== The exercise ==
Transcribe the material word for word, but without the images.

== Supplied data ==

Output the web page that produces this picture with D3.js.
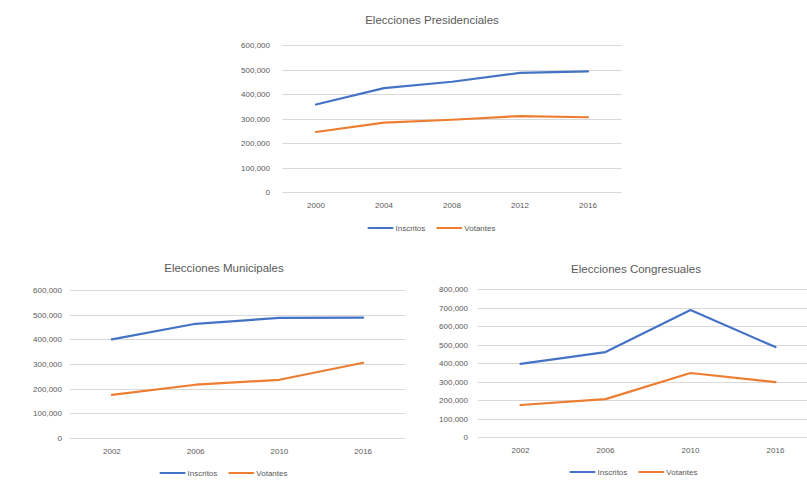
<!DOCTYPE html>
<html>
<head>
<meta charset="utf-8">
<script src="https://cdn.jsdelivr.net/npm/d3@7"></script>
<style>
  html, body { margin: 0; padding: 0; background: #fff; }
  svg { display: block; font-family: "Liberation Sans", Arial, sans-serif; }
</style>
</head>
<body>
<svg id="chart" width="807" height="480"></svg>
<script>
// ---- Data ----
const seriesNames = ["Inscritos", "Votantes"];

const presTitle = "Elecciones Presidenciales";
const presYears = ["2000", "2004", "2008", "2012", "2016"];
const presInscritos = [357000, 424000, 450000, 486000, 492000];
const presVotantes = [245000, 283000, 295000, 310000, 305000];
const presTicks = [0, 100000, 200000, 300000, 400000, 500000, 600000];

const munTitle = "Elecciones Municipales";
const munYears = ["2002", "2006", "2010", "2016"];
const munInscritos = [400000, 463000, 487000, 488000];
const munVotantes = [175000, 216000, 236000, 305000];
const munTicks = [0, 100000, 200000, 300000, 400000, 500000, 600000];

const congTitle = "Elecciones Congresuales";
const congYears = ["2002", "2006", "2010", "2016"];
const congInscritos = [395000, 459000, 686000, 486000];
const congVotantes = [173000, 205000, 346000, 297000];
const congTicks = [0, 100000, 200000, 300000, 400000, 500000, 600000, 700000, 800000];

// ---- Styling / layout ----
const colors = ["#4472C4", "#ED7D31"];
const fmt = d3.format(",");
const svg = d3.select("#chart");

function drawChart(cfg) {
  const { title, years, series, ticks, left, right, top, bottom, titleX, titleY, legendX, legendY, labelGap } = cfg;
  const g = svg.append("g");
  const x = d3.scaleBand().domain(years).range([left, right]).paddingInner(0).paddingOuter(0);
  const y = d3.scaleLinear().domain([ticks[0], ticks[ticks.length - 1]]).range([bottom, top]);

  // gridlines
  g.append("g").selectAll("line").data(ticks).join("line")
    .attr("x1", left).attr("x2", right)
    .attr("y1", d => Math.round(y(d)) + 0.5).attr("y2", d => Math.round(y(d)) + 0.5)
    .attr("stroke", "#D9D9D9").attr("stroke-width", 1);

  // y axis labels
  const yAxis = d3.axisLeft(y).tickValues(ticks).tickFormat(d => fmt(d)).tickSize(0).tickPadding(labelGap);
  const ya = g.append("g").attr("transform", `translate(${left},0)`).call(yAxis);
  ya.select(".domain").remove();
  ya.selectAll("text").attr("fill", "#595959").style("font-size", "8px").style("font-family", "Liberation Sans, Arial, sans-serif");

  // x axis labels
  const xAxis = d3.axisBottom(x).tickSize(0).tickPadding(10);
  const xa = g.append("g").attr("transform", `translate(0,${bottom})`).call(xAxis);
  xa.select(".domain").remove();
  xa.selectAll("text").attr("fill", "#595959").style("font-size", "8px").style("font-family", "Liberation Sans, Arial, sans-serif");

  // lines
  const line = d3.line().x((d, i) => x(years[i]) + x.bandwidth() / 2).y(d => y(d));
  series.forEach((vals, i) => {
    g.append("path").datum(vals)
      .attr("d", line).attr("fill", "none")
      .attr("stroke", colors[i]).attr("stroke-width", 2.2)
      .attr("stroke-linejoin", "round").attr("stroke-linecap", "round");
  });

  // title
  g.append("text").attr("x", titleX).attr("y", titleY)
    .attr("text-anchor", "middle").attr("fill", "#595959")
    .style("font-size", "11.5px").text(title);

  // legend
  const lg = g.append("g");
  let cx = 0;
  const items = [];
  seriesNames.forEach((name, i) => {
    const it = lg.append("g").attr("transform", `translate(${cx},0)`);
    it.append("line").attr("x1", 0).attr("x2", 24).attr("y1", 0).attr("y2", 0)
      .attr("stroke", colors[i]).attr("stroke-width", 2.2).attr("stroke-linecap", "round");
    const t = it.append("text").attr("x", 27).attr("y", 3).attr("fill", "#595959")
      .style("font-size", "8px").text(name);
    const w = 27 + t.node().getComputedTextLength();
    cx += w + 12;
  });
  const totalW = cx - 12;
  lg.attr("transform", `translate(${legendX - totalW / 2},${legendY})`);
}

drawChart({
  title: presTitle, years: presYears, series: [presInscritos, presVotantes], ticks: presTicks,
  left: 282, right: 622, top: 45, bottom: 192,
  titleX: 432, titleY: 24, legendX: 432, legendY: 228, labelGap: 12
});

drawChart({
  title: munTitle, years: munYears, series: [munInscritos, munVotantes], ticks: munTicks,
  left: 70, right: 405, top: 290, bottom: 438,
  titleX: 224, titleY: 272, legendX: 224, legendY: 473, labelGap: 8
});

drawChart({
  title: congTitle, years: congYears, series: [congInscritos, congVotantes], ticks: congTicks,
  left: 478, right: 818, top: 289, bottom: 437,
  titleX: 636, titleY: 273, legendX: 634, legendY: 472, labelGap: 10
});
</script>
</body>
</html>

== Correct result ==
Output the web page that produces this picture with D3.js.
<!DOCTYPE html>
<html>
<head>
<meta charset="utf-8">
<script src="https://cdn.jsdelivr.net/npm/d3@7"></script>
<style>
  html, body { margin: 0; padding: 0; background: #fff; }
  svg { display: block; font-family: "Liberation Sans", Arial, sans-serif; }
</style>
</head>
<body>
<svg id="chart" width="807" height="480"></svg>
<script>
// ---- Data ----
const seriesNames = ["Inscritos", "Votantes"];

const presTitle = "Elecciones Presidenciales";
const presYears = ["2000", "2004", "2008", "2012", "2016"];
const presInscritos = [357000, 424000, 450000, 486000, 492000];
const presVotantes = [245000, 283000, 295000, 310000, 305000];
const presTicks = [0, 100000, 200000, 300000, 400000, 500000, 600000];

const munTitle = "Elecciones Municipales";
const munYears = ["2002", "2006", "2010", "2016"];
const munInscritos = [400000, 463000, 487000, 488000];
const munVotantes = [175000, 216000, 236000, 305000];
const munTicks = [0, 100000, 200000, 300000, 400000, 500000, 600000];

const congTitle = "Elecciones Congresuales";
const congYears = ["2002", "2006", "2010", "2016"];
const congInscritos = [395000, 459000, 686000, 486000];
const congVotantes = [173000, 205000, 346000, 297000];
const congTicks = [0, 100000, 200000, 300000, 400000, 500000, 600000, 700000, 800000];

// ---- Styling / layout ----
const colors = ["#4472C4", "#ED7D31"];
const fmt = d3.format(",");
const svg = d3.select("#chart");

function drawChart(cfg) {
  const { title, years, series, ticks, left, right, top, bottom, titleX, titleY, legendX, legendY, labelGap } = cfg;
  const g = svg.append("g");
  const x = d3.scaleBand().domain(years).range([left, right]).paddingInner(0).paddingOuter(0);
  const y = d3.scaleLinear().domain([ticks[0], ticks[ticks.length - 1]]).range([bottom, top]);

  // gridlines
  g.append("g").selectAll("line").data(ticks).join("line")
    .attr("x1", left).attr("x2", right)
    .attr("y1", d => Math.round(y(d)) + 0.5).attr("y2", d => Math.round(y(d)) + 0.5)
    .attr("stroke", "#D9D9D9").attr("stroke-width", 1);

  // y axis labels
  const yAxis = d3.axisLeft(y).tickValues(ticks).tickFormat(d => fmt(d)).tickSize(0).tickPadding(labelGap);
  const ya = g.append("g").attr("transform", `translate(${left},0)`).call(yAxis);
  ya.select(".domain").remove();
  ya.selectAll("text").attr("fill", "#595959").style("font-size", "8px").style("font-family", "Liberation Sans, Arial, sans-serif");

  // x axis labels
  const xAxis = d3.axisBottom(x).tickSize(0).tickPadding(10);
  const xa = g.append("g").attr("transform", `translate(0,${bottom})`).call(xAxis);
  xa.select(".domain").remove();
  xa.selectAll("text").attr("fill", "#595959").style("font-size", "8px").style("font-family", "Liberation Sans, Arial, sans-serif");

  // lines
  const line = d3.line().x((d, i) => x(years[i]) + x.bandwidth() / 2).y(d => y(d));
  series.forEach((vals, i) => {
    g.append("path").datum(vals)
      .attr("d", line).attr("fill", "none")
      .attr("stroke", colors[i]).attr("stroke-width", 2.2)
      .attr("stroke-linejoin", "round").attr("stroke-linecap", "round");
  });

  // title
  g.append("text").attr("x", titleX).attr("y", titleY)
    .attr("text-anchor", "middle").attr("fill", "#595959")
    .style("font-size", "11.5px").text(title);

  // legend
  const lg = g.append("g");
  let cx = 0;
  const items = [];
  seriesNames.forEach((name, i) => {
    const it = lg.append("g").attr("transform", `translate(${cx},0)`);
    it.append("line").attr("x1", 0).attr("x2", 24).attr("y1", 0).attr("y2", 0)
      .attr("stroke", colors[i]).attr("stroke-width", 2.2).attr("stroke-linecap", "round");
    const t = it.append("text").attr("x", 27).attr("y", 3).attr("fill", "#595959")
      .style("font-size", "8px").text(name);
    const w = 27 + t.node().getComputedTextLength();
    cx += w + 12;
  });
  const totalW = cx - 12;
  lg.attr("transform", `translate(${legendX - totalW / 2},${legendY})`);
}

drawChart({
  title: presTitle, years: presYears, series: [presInscritos, presVotantes], ticks: presTicks,
  left: 282, right: 622, top: 45, bottom: 192,
  titleX: 432, titleY: 24, legendX: 432, legendY: 228, labelGap: 12
});

drawChart({
  title: munTitle, years: munYears, series: [munInscritos, munVotantes], ticks: munTicks,
  left: 70, right: 405, top: 290, bottom: 438,
  titleX: 224, titleY: 272, legendX: 224, legendY: 473, labelGap: 8
});

drawChart({
  title: congTitle, years: congYears, series: [congInscritos, congVotantes], ticks: congTicks,
  left: 478, right: 818, top: 289, bottom: 437,
  titleX: 636, titleY: 273, legendX: 634, legendY: 472, labelGap: 10
});
</script>
</body>
</html>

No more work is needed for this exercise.